Modern turn/indicator flasher units should flash at double-speed if a bulb has failed, whereas the original units stop flashing and the remaining bulb (and tell-tales) glow permanently. Both warn you of bulb failure and allow you to take appropriate action i.e. hand signals or to take particular care when turning until you can replace the bulb.

So-called 'heavy duty' flashers are the ones that tend not to respond to bulb failure. The other thing to be aware of is that you haven't been sold a hazard flasher instead of a turn flasher. Turn flashers light the bulbs immediately the switch is operated, then start to flash off-on-off-on. Hazard flashers do nothing for a second or so when the switch is operated, then start flashing on-off-on-off. This delay in operation is another safety hazard should they be used in place of a turn flasher.

Some people who have slow or non-flashing when both bulbs are working chose to fit a modern flasher unit instead of fixing the root cause, which will be incorrect bulbs and/or bad connections.
Paul Hunt

Then in my situation where my left dash light turn indicator wont flash (but lights) and my right turn indicator will flash I must have a bulb or connection problem on the left side of car....is that correct? Thanks, guys.

JOHN
JW Colson

Correct. These can be tricky to track down, and there could be several small problems contributing, so you might not find a single point that is clearly wrong and fixes it. the best way to tackle these is to bypass the turn flasher unit by connecting the two spades together and turning the ignition on.
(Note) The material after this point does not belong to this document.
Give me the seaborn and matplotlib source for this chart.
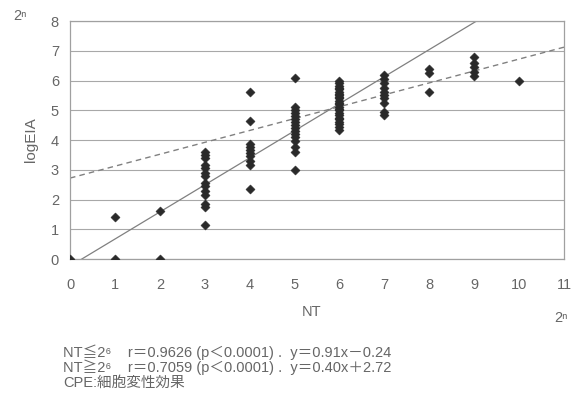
import numpy as np
import pandas as pd
import matplotlib
matplotlib.use("Agg")
import matplotlib.pyplot as plt
import seaborn as sns

# ---- data ----
nt_x0 = [0]
eia_x0 = [0.0]
nt_x1 = [1, 1]
eia_x1 = [0.0, 1.4]
nt_x2 = [2, 2]
eia_x2 = [0.0, 1.6]
eia_x3 = [1.15, 1.75, 1.85, 2.15, 2.3, 2.45, 2.55, 2.8, 2.9, 3.05, 3.15, 3.4, 3.5, 3.6]
eia_x4 = [2.35, 3.15, 3.3, 3.45, 3.55, 3.65, 3.75, 3.85, 4.65, 5.6]
eia_x5 = [3.0, 3.6, 3.75, 3.95, 4.1, 4.2, 4.3, 4.4, 4.5, 4.6, 4.7, 4.8, 4.9, 5.0, 5.1, 6.1]
eia_x6 = [4.35, 4.45, 4.55, 4.6, 4.7, 4.75, 4.85, 4.9, 5.0, 5.05, 5.1, 5.2, 5.25,
          5.3, 5.4, 5.45, 5.5, 5.55, 5.6, 5.7, 5.75, 5.8, 5.9, 6.0]
eia_x7 = [4.85, 4.95, 5.25, 5.4, 5.5, 5.6, 5.75, 5.9, 6.05, 6.2]
eia_x8 = [5.6, 6.25, 6.4]
eia_x9 = [6.15, 6.3, 6.45, 6.6, 6.8]
eia_x10 = [6.0]

fit_low = (0.91, -0.24)   # NT <= 2^6
fit_high = (0.40, 2.72)   # NT >= 2^6

x_ticks = list(range(0, 12))
y_ticks = list(range(0, 9))
footnotes = [
    "NT\u22662\u2076    r\uff1d0.9626 (p\uff1c0.0001) .  y\uff1d0.91x\uff0d0.24",
    "NT\u22672\u2076    r\uff1d0.7059 (p\uff1c0.0001) .  y\uff1d0.40x\uff0b2.72",
    "CPE:\u7d30\u80de\u5909\u6027\u52b9\u679c",
]

cols = {3: eia_x3, 4: eia_x4, 5: eia_x5, 6: eia_x6, 7: eia_x7, 8: eia_x8, 9: eia_x9, 10: eia_x10}
xs = nt_x0 + nt_x1 + nt_x2
ys = eia_x0 + eia_x1 + eia_x2
for k, v in cols.items():
    xs += [k] * len(v)
    ys += v
df = pd.DataFrame({"NT": xs, "logEIA": ys})

sns.set_theme(style="white")
plt.rcParams['font.family'] = ['Liberation Sans', 'Noto Sans CJK JP', 'DejaVu Sans']

grey = "#666666"
fig = plt.figure(figsize=(5.71, 3.97), dpi=100)
ax = fig.add_axes([0.1226, 0.3476, 0.8651, 0.5995])

for yv in y_ticks:
    ax.axhline(yv, color="#a8a8a8", lw=0.8, zorder=0)

line_x = np.array([0, 11], dtype=float)
ldf1 = pd.DataFrame({"x": line_x, "y": fit_low[0] * line_x + fit_low[1]})
ldf2 = pd.DataFrame({"x": line_x, "y": fit_high[0] * line_x + fit_high[1]})
sns.lineplot(data=ldf1, x="x", y="y", ax=ax, color="#808080", lw=0.9, zorder=2)
sns.lineplot(data=ldf2, x="x", y="y", ax=ax, color="#808080", lw=1.0,
             linestyle=(0, (4, 3)), zorder=2)

sns.scatterplot(data=df, x="NT", y="logEIA", ax=ax, marker="D", s=22,
                color="#2a2a2a", edgecolor="#2a2a2a", linewidth=0.3, zorder=3)

ax.set_xlim(0, 11)
ax.set_ylim(0, 8)
ax.set_xticks(x_ticks)
ax.set_yticks(y_ticks)
ax.set_xticklabels([str(t) for t in x_ticks])
ax.set_yticklabels([str(t) for t in y_ticks])
ax.tick_params(axis="x", direction="in", length=4, color="#999999", width=0.8,
               labelsize=10.5, labelcolor=grey, pad=14)
ax.tick_params(axis="y", length=0, labelsize=10.5, labelcolor=grey, pad=8)
for s in ax.spines.values():
    s.set_color("#a0a0a0")
    s.set_linewidth(0.9)
ax.set_xlabel("")
ax.set_ylabel("")

fig.text(31 / 571, 1 - 140 / 397, "logEIA", rotation=90, ha="center", va="center",
         fontsize=11, color=grey)
fig.text(312 / 571, 1 - 312 / 397, "NT", ha="center", va="center", fontsize=10.5, color=grey)
fig.text(20 / 571, 1 - 16 / 397, "2\u207f", ha="center", va="center", fontsize=10.5, color=grey)
fig.text(561 / 571, 1 - 318 / 397, "2\u207f", ha="center", va="center", fontsize=10.5, color=grey)

for i, t in enumerate(footnotes):
    fig.text(63 / 571, 1 - (352 + 15.5 * i) / 397, t, ha="left", va="center",
             fontsize=10.5, color=grey)

fig.savefig("out.png", dpi=100, facecolor="white")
Plot the voltages through the right-hand i.e. working side i.e. green/white wires first at all the connections, which are typically at the switch, where the switch harness joins the main harness, where the main harness splits out to connect to the rear harness and goes back in for the front lights (in the mass by the fusebox), at the bullet connectors by the headlight, on the bulb holder live side, and bulb holder ground side. On each bullet connection test both sides, making sure you touch the bullet itself with the voltmeter provbe and not the sleeve of the connector.

With the exception of the last one ideally you should see battery voltage all the way through, but some volt-drop as you progress is inevitable. On the bulb holder ground you should see zero volts, if you see any voltage there is a bad connection to ground, which is via the fixing screws on all but rubber bumper fronts, which have a ground wire going back to connectors by the headlight.

Then do the other i.e. faulty side, and compare voltages. Any sudden drop in voltage from one point to another indicates (ho ho) a bad connection between those two points.

Bear in mind you could have tired or incorrect bulbs, swapping sides will prove/eliminate that. I've also known of two cases where there was a bad connection between the brass bulb holder and the alloy casting in rear lights, so check each side of every metal to metal conenction inside the light units as well as the wiring connections.